__Exercise__
Print, exactly and with both ends included, the lines below that run from the one containing "Clone this chart in Apache ECharts." to the one containing "['-.04', '-.02', '.00', '.02', '.04', '.06', '.08', '.10'];". Pictures are omitted.

__Supplied material__
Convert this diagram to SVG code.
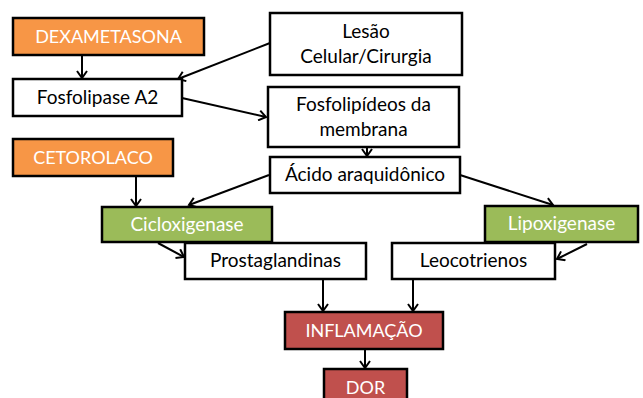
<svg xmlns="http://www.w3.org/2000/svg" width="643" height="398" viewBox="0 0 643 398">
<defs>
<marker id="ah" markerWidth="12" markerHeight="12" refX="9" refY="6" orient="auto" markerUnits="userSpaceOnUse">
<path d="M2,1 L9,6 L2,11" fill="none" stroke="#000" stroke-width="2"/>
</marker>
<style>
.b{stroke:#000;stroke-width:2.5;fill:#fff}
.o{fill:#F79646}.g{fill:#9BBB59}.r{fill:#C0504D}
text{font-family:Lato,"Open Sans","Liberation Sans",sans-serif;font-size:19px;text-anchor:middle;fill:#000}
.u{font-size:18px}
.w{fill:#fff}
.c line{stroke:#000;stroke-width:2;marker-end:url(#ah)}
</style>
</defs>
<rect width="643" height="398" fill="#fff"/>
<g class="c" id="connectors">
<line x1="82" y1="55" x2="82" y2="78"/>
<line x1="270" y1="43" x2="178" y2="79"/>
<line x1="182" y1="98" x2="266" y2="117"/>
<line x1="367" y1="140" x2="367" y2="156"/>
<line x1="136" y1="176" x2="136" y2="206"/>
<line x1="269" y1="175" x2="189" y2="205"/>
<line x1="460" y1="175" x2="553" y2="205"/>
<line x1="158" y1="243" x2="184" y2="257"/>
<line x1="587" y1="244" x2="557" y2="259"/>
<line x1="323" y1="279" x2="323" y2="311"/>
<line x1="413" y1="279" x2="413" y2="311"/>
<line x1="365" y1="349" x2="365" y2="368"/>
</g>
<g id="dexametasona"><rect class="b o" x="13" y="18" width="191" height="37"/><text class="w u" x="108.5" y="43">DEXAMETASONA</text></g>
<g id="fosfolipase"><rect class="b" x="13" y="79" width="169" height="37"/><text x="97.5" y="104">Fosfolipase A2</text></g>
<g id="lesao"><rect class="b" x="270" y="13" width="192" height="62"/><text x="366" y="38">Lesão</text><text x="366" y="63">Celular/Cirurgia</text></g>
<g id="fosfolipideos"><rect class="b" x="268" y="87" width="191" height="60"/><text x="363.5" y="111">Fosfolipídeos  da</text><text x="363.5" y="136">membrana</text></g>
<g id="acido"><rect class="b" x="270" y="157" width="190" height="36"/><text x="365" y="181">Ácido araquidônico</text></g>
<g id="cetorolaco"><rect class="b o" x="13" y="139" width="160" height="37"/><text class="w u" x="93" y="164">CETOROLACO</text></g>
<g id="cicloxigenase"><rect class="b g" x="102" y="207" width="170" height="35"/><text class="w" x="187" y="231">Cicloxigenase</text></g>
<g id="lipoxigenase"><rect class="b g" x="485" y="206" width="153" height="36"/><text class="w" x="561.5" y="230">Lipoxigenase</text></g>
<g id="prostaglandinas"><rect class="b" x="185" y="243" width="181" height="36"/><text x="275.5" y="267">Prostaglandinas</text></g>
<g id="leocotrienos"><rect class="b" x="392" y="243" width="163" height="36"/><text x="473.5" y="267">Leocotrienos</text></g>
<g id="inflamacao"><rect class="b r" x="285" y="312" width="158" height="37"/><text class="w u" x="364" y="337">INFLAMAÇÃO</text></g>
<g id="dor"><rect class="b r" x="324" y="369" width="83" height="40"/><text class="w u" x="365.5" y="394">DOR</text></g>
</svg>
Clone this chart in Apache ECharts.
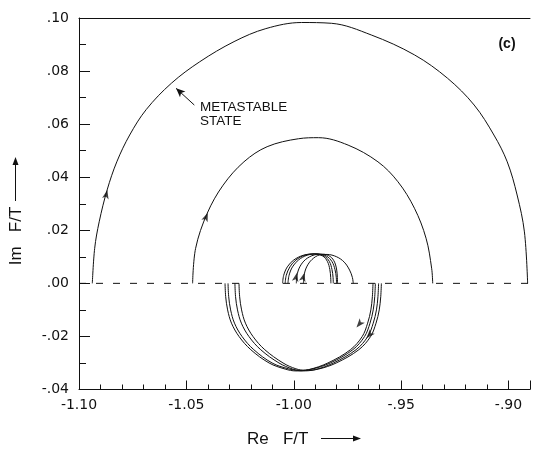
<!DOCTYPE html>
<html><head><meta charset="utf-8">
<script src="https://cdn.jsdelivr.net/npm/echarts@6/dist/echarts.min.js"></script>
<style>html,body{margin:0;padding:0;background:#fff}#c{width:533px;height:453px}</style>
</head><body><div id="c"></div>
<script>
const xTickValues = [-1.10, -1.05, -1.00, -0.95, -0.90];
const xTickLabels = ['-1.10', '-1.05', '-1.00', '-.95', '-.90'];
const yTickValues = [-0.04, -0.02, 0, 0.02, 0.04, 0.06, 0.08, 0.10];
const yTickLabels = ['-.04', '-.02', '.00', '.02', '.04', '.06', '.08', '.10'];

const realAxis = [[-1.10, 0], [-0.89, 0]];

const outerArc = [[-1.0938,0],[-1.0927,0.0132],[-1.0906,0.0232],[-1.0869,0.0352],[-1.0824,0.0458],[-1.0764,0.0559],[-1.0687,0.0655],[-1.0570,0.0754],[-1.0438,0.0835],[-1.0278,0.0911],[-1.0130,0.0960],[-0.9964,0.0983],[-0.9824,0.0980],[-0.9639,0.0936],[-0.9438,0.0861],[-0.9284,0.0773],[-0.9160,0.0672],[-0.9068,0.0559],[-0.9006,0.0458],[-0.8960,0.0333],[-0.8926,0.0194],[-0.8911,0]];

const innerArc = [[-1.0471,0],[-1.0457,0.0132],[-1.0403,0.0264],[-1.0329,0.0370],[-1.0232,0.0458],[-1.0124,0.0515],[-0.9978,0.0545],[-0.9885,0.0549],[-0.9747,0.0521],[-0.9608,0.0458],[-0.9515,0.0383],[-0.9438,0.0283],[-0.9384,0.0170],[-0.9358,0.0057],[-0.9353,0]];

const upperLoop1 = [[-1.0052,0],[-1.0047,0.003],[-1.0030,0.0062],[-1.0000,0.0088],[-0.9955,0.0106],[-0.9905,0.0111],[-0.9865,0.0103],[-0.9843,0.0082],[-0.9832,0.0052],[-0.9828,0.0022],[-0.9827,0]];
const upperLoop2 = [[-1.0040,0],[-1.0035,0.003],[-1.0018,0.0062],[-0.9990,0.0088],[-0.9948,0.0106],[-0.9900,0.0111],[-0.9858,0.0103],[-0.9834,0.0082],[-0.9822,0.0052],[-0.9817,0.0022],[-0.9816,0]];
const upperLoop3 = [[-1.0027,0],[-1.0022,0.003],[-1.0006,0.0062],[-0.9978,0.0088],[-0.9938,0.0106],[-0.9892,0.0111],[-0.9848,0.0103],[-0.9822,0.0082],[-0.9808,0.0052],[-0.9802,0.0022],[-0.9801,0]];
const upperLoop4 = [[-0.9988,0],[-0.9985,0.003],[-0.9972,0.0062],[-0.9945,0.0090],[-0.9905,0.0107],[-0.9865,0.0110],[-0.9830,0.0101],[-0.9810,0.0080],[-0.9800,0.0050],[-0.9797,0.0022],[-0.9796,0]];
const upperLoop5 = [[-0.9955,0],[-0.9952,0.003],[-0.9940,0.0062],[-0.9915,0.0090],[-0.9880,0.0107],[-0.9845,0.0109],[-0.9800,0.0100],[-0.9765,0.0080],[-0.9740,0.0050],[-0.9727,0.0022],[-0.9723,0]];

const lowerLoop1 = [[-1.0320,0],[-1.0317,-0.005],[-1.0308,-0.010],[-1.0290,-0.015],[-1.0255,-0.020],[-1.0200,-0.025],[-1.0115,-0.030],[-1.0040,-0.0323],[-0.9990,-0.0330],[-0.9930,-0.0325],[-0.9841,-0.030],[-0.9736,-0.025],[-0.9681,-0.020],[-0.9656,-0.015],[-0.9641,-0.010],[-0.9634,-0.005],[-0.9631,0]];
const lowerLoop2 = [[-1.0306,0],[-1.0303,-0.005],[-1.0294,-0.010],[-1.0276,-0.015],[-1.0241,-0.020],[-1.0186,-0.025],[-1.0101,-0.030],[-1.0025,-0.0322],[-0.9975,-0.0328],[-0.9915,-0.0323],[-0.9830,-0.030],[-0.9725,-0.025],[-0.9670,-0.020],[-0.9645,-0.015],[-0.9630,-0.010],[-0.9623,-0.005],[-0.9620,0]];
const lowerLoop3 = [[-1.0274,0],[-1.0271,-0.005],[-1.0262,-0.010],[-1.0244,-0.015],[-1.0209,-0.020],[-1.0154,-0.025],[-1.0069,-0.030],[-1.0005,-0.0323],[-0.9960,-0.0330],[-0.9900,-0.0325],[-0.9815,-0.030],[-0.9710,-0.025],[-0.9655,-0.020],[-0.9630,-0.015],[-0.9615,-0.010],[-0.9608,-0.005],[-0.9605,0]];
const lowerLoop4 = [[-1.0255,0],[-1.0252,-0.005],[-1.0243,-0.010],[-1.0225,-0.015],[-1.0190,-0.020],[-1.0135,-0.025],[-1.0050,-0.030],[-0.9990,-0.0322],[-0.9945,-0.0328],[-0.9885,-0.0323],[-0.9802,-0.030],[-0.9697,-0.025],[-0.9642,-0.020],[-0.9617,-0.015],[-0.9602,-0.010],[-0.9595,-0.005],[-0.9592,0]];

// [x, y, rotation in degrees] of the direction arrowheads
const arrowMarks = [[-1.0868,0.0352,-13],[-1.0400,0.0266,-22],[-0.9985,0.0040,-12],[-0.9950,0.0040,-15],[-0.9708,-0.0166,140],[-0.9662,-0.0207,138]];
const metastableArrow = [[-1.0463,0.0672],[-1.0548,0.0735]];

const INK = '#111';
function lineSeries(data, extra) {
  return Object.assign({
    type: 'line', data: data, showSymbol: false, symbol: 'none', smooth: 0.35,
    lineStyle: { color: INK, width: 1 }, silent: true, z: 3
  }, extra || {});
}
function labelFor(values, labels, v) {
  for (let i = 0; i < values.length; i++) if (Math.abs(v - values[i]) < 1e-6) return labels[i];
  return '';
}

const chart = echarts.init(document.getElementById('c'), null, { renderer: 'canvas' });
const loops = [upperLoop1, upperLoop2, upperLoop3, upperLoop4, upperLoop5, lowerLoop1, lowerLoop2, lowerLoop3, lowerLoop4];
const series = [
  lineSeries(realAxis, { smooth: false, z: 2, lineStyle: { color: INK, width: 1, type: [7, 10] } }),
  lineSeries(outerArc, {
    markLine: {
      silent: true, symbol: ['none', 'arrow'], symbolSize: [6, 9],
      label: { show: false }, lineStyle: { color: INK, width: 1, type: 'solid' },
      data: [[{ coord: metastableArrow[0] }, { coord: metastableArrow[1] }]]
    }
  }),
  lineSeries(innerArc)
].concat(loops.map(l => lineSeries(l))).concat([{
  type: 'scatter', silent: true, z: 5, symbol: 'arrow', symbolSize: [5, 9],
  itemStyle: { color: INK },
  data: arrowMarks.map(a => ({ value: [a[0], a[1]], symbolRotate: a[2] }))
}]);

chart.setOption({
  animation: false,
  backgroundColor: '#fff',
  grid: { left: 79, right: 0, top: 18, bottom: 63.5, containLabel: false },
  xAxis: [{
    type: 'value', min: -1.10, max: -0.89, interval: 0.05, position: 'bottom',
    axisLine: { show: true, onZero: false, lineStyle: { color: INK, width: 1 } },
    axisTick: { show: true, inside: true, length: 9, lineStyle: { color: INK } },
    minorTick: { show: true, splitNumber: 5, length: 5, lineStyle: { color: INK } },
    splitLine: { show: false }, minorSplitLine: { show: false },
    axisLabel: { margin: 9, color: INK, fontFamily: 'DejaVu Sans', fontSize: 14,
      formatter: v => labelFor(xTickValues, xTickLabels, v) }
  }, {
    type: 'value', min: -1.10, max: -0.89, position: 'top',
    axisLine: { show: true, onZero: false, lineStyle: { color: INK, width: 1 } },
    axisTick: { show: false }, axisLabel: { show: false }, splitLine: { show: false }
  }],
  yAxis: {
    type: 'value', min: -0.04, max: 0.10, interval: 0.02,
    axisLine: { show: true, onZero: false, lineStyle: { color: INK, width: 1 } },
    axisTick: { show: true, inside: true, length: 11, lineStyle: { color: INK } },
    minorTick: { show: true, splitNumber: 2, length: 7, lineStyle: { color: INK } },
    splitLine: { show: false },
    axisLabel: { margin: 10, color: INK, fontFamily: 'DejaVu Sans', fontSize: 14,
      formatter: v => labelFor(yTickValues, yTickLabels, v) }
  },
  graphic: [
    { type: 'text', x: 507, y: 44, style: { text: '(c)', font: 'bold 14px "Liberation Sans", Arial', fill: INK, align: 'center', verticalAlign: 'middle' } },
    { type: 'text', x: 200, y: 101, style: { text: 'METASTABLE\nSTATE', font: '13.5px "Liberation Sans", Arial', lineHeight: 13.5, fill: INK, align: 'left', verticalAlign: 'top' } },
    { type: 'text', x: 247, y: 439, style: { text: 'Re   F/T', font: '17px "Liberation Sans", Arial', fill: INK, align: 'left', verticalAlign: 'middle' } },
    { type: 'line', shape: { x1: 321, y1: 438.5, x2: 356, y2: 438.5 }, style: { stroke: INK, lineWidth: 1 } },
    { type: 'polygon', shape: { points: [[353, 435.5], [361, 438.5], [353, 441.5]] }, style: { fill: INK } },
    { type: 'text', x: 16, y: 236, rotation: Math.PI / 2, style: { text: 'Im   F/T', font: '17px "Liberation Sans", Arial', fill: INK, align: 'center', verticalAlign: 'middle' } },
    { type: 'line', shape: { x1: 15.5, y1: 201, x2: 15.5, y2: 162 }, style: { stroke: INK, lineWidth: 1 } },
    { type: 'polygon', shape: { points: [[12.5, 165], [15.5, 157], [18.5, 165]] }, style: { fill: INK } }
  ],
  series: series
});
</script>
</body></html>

==

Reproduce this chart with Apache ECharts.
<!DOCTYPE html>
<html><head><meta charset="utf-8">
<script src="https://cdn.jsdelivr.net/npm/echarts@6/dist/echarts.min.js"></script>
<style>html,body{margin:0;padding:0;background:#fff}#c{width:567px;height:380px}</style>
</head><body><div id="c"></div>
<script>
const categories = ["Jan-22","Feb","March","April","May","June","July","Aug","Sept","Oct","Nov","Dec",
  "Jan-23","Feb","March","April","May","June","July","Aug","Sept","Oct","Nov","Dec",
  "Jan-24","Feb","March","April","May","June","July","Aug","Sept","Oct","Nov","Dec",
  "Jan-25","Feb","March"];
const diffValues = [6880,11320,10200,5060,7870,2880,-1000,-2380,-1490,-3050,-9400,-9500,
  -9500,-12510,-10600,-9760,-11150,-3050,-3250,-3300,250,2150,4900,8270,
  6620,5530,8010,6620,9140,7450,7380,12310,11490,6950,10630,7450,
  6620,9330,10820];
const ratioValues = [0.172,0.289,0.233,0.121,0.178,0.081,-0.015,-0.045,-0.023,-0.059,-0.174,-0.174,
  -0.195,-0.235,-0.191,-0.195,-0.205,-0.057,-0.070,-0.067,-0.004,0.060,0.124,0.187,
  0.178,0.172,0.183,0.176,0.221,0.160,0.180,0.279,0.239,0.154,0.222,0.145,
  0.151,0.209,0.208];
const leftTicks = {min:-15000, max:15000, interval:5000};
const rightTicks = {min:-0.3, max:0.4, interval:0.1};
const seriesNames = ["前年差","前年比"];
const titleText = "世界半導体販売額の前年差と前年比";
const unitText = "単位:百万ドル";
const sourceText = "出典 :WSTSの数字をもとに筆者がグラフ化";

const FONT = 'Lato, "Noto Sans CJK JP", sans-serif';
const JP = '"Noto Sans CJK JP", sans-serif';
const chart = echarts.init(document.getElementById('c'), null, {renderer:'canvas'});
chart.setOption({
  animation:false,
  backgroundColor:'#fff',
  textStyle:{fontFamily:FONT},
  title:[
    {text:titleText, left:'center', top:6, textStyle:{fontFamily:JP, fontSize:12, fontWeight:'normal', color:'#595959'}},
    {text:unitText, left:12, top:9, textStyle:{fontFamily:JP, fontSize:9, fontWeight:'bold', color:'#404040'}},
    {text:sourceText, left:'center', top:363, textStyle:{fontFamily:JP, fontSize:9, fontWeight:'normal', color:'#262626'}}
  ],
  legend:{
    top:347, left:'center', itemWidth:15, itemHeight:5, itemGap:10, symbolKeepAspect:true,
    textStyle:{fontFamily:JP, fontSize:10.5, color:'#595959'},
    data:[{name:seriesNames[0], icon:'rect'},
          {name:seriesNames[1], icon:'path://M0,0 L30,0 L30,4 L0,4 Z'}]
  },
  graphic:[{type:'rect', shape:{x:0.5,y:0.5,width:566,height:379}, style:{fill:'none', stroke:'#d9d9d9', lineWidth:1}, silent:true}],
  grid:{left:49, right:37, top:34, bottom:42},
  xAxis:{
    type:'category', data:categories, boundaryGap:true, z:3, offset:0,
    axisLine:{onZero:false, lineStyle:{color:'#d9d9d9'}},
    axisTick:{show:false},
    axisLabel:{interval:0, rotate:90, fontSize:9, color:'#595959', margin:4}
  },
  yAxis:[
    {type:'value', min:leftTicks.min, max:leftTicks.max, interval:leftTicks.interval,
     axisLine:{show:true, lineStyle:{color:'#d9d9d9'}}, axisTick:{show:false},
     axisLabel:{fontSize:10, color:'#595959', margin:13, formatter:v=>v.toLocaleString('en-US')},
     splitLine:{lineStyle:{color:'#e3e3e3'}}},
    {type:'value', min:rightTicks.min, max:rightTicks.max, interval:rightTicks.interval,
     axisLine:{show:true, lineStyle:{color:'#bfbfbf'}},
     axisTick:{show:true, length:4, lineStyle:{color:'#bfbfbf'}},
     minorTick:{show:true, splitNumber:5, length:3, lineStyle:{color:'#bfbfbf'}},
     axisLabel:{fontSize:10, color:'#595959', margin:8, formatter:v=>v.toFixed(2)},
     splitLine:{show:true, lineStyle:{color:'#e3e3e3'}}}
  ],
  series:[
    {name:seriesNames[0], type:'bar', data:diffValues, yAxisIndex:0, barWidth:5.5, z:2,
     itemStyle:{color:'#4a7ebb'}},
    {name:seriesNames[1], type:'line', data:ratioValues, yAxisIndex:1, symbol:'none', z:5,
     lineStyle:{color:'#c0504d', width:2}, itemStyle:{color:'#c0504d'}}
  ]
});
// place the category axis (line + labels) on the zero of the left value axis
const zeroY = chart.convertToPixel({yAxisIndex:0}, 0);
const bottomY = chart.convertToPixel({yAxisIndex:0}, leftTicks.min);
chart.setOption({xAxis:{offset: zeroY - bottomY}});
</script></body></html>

__Answer below__
Clone this chart in Apache ECharts.
<!DOCTYPE html>
<html><head><meta charset="utf-8">
<script src="https://cdn.jsdelivr.net/npm/echarts@6/dist/echarts.min.js"></script>
<style>html,body{margin:0;padding:0;background:#fff}#c{width:533px;height:453px}</style>
</head><body><div id="c"></div>
<script>
const xTickValues = [-1.10, -1.05, -1.00, -0.95, -0.90];
const xTickLabels = ['-1.10', '-1.05', '-1.00', '-.95', '-.90'];
const yTickValues = [-0.04, -0.02, 0, 0.02, 0.04, 0.06, 0.08, 0.10];
const yTickLabels = ['-.04', '-.02', '.00', '.02', '.04', '.06', '.08', '.10'];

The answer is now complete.